Repeat everything from the first line of the listing below through the line that contains "0.941, 0.971, 1.0]", exactly. Leave out pictures.

── GIVEN INFORMATION

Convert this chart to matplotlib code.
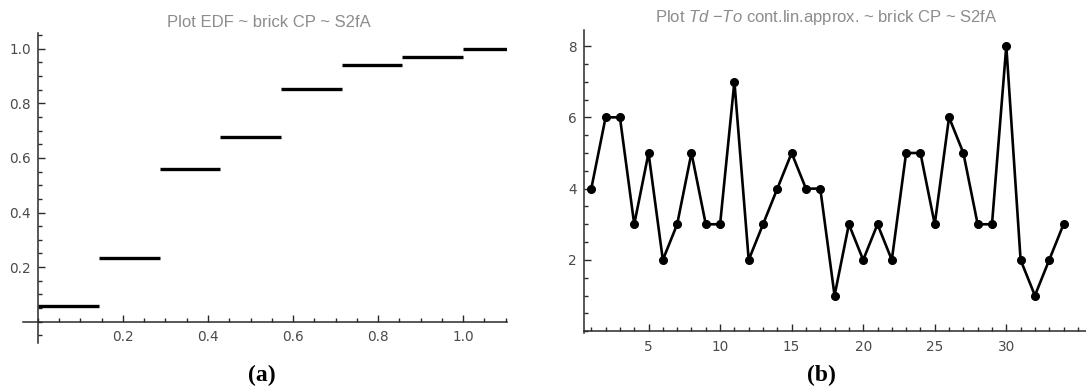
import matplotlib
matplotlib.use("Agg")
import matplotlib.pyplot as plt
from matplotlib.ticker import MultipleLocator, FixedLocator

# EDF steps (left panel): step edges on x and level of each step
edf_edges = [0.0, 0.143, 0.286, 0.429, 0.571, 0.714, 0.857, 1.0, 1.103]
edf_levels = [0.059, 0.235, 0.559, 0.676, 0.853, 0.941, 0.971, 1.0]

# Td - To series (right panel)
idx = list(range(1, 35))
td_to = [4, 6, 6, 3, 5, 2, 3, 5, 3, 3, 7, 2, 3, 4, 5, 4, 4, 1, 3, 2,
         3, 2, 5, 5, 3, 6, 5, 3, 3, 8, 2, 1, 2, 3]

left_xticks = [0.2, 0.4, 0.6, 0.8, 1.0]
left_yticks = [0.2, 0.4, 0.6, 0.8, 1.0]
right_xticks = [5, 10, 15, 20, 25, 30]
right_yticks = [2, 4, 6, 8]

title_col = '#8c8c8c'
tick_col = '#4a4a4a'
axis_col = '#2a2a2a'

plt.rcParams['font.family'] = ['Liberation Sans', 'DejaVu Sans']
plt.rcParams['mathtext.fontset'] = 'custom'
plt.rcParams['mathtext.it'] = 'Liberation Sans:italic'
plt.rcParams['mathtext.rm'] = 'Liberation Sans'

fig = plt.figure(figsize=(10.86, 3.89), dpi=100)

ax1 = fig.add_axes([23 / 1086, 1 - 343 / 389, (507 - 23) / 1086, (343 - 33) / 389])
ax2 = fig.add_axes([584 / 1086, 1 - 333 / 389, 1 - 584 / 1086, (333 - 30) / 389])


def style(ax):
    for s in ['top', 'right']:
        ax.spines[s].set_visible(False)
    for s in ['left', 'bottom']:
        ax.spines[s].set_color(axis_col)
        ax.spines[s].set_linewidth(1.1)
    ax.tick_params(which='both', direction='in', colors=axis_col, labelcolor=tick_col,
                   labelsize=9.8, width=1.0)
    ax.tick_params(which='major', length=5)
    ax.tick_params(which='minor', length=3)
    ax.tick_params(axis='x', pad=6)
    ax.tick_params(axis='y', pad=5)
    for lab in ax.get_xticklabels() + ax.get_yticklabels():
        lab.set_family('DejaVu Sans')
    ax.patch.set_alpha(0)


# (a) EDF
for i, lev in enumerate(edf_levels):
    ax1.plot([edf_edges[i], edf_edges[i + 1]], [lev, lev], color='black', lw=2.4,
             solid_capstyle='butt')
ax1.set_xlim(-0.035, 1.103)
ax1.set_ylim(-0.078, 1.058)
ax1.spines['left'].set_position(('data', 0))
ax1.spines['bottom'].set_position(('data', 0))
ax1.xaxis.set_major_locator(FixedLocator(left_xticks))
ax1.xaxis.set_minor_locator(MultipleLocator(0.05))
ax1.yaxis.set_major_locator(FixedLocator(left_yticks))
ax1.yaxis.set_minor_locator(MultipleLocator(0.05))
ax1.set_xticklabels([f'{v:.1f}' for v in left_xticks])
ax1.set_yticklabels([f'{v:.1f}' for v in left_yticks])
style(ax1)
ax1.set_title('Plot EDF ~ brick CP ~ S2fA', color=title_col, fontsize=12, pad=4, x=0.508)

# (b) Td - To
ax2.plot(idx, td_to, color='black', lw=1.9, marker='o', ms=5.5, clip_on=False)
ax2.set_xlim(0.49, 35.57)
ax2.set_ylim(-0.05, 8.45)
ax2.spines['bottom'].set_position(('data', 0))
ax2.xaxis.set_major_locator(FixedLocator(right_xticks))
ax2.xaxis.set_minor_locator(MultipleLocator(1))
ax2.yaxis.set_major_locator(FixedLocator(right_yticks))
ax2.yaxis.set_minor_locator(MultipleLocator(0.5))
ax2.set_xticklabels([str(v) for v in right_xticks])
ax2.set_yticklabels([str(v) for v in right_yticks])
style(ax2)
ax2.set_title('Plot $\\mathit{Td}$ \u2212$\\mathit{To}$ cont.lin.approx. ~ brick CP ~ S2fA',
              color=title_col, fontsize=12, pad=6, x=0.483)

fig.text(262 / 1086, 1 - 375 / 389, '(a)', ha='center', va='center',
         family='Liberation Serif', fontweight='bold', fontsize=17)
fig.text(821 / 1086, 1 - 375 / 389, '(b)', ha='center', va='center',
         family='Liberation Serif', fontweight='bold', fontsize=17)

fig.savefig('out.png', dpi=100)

────

_SOLUTION FOR THIS TASK:_
Convert this chart to matplotlib code.
import matplotlib
matplotlib.use("Agg")
import matplotlib.pyplot as plt
from matplotlib.ticker import MultipleLocator, FixedLocator

# EDF steps (left panel): step edges on x and level of each step
edf_edges = [0.0, 0.143, 0.286, 0.429, 0.571, 0.714, 0.857, 1.0, 1.103]
edf_levels = [0.059, 0.235, 0.559, 0.676, 0.853, 0.941, 0.971, 1.0]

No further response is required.